(Short task): Reproduce, character for character, the lines below from the first through the one with "tick_labels = ['Control']". Leave pictures out.

(Recorded information):
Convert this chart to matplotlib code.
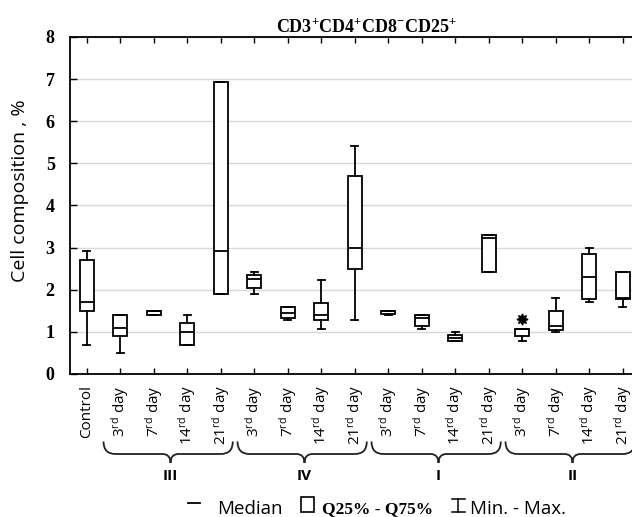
import matplotlib
matplotlib.use('Agg')
import matplotlib.pyplot as plt
import matplotlib.transforms as mtransforms
from matplotlib.path import Path
from matplotlib.patches import PathPatch, Rectangle
from matplotlib.lines import Line2D

plt.rcParams['font.family'] = ['Open Sans', 'DejaVu Sans']
plt.rcParams['mathtext.default'] = 'regular'

# ---------------- data ----------------
days = ['3', '7', '14', '21']
groups = ['III', 'IV', 'I', 'II']
tick_labels = ['Control'] + [d + '$^{rd}$ day' for g in groups for d in days]

whislo = [0.70, 0.49, 1.40, 0.70, 1.91, 1.91, 1.29, 1.08, 1.29, 1.40, 1.08, 0.78, 2.41, 0.78, 0.99, 1.70, 1.58]
q1     = [1.50, 0.90, 1.40, 0.70, 1.91, 2.05, 1.34, 1.29, 2.49, 1.42, 1.13, 0.78, 2.41, 0.90, 1.04, 1.79, 1.79]
med    = [1.70, 1.10, 1.50, 1.00, 2.92, 2.25, 1.44, 1.41, 3.00, 1.50, 1.32, 0.86, 3.22, 1.06, 1.13, 2.30, 1.80]
q3     = [2.71, 1.41, 1.50, 1.20, 6.93, 2.35, 1.58, 1.69, 4.71, 1.50, 1.41, 0.93, 3.30, 1.08, 1.50, 2.85, 2.41]
whishi = [2.92, 1.41, 1.50, 1.41, 6.93, 2.42, 1.60, 2.22, 5.42, 1.50, 1.41, 1.00, 3.30, 1.08, 1.80, 3.00, 2.41]
fliers = [[], [], [], [], [], [], [], [], [], [], [], [], [], [1.31], [], [], []]

y_ticks = [0, 1, 2, 3, 4, 5, 6, 7, 8]
title = r'CD3$^{+}$CD4$^{+}$CD8$^{-}$CD25$^{+}$'
ylabel = 'Cell composition , %'

# ---------------- figure ----------------
W, H = 632, 517
fig = plt.figure(figsize=(W / 100, H / 100), dpi=100)
ax = fig.add_axes([70 / W, 143 / H, 569.5 / W, 337 / H])

n = len(tick_labels)
positions = list(range(n))
stats = []
for i in range(n):
    stats.append(dict(whislo=whislo[i], q1=q1[i], med=med[i], q3=q3[i],
                      whishi=whishi[i], fliers=fliers[i]))

lw = 1.3
ax.bxp(stats, positions=positions, widths=0.43, capwidths=0.22,
       patch_artist=True,
       boxprops=dict(facecolor='white', edgecolor='black', linewidth=lw),
       whiskerprops=dict(color='black', linewidth=lw),
       capprops=dict(color='black', linewidth=lw),
       medianprops=dict(color='black', linewidth=lw),
       flierprops=dict(marker=(8, 1, 0), markerfacecolor='black',
                       markeredgecolor='black', markersize=8))

ax.set_xlim(-0.5, n - 0.5)
ax.set_ylim(0, 8)
ax.set_yticks(y_ticks)
ax.set_yticklabels([str(v) for v in y_ticks], fontfamily='Liberation Serif',
                   fontweight='bold', fontsize=13)
ax.set_xticks(positions)
ax.set_xticklabels(tick_labels, rotation=90, fontsize=11, va='top')
ax.tick_params(axis='x', direction='in', length=4, width=1, top=True, pad=8)
ax.tick_params(axis='y', direction='in', length=5, width=1, pad=11)
for s in ['left', 'top', 'bottom']:
    ax.spines[s].set_linewidth(1.3)
ax.spines['right'].set_visible(False)
ax.set_axisbelow(True)
ax.yaxis.grid(True, color='#d9d9d9', linewidth=1)

# title and y label
fig.text(367 / W, 1 - 32 / H, title, ha='center', va='baseline',
         fontfamily='Liberation Serif', fontweight='bold', fontsize=13)
fig.text(20 / W, 1 - 190.5 / H, ylabel, rotation=90, ha='center', va='center',
         fontsize=14)

# braces and group labels
blend = mtransforms.blended_transform_factory(ax.transData, fig.transFigure)
ytop, yarm, ytip = 1 - 441.5 / H, 1 - 454 / H, 1 - 463 / H
r_end, r_tip = 0.36, 0.24
for gi, g in enumerate(groups):
    first = 1 + gi * 4
    last = first + 3
    xl, xr = first - 0.5, last + 0.36
    xc = (first + last) / 2
    verts = [(xl, ytop), (xl, yarm), (xl + r_end, yarm),
             (xc - r_tip, yarm), (xc, yarm), (xc, ytip),
             (xc, yarm), (xc + r_tip, yarm),
             (xr - r_end, yarm), (xr, yarm), (xr, ytop)]
    codes = [Path.MOVETO, Path.CURVE3, Path.CURVE3,
             Path.LINETO, Path.CURVE3, Path.CURVE3,
             Path.CURVE3, Path.CURVE3,
             Path.LINETO, Path.CURVE3, Path.CURVE3]
    patch = PathPatch(Path(verts, codes), fill=False, edgecolor='#222222',
                      linewidth=1.3, transform=blend, clip_on=False)
    fig.add_artist(patch)
    ax.text(xc, 1 - 475.5 / H, g, transform=blend, ha='center', va='center',
            fontweight='bold', fontsize=11, clip_on=False)

# legend
fig.add_artist(Line2D([188 / W, 200 / W], [1 - 502.5 / H] * 2, transform=fig.transFigure,
                      color='black', linewidth=1.3))
fig.text(216.7 / W, 1 - 513.5 / H, 'Median', ha='left', va='baseline', fontsize=13.5)
fig.add_artist(Rectangle((300.5 / W, 1 - 511.5 / H), 13 / W, 14.5 / H, fill=False,
                         edgecolor='black', linewidth=1.2, transform=fig.transFigure))
fig.text(321.7 / W, 1 - 513 / H, 'Q25% - Q75%', ha='left', va='baseline',
         fontfamily='Liberation Serif', fontweight='bold', fontsize=12.5)
fig.add_artist(Line2D([458 / W, 458 / W], [1 - 498.5 / H, 1 - 511.5 / H],
                      transform=fig.transFigure, color='black', linewidth=1.1))
for yy in (498.5, 511.5):
    fig.add_artist(Line2D([452 / W, 464.5 / W], [1 - yy / H] * 2,
                          transform=fig.transFigure, color='black', linewidth=1.1))
fig.text(470 / W, 1 - 513.5 / H, 'Min. - Max.', ha='left', va='baseline', fontsize=13.5)

fig.savefig('out.png', dpi=100)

(Response below):
Convert this chart to matplotlib code.
import matplotlib
matplotlib.use('Agg')
import matplotlib.pyplot as plt
import matplotlib.transforms as mtransforms
from matplotlib.path import Path
from matplotlib.patches import PathPatch, Rectangle
from matplotlib.lines import Line2D

plt.rcParams['font.family'] = ['Open Sans', 'DejaVu Sans']
plt.rcParams['mathtext.default'] = 'regular'

# ---------------- data ----------------
days = ['3', '7', '14', '21']
groups = ['III', 'IV', 'I', 'II']
tick_labels = ['Control'] + [d + '$^{rd}$ day' for g in groups for d in days]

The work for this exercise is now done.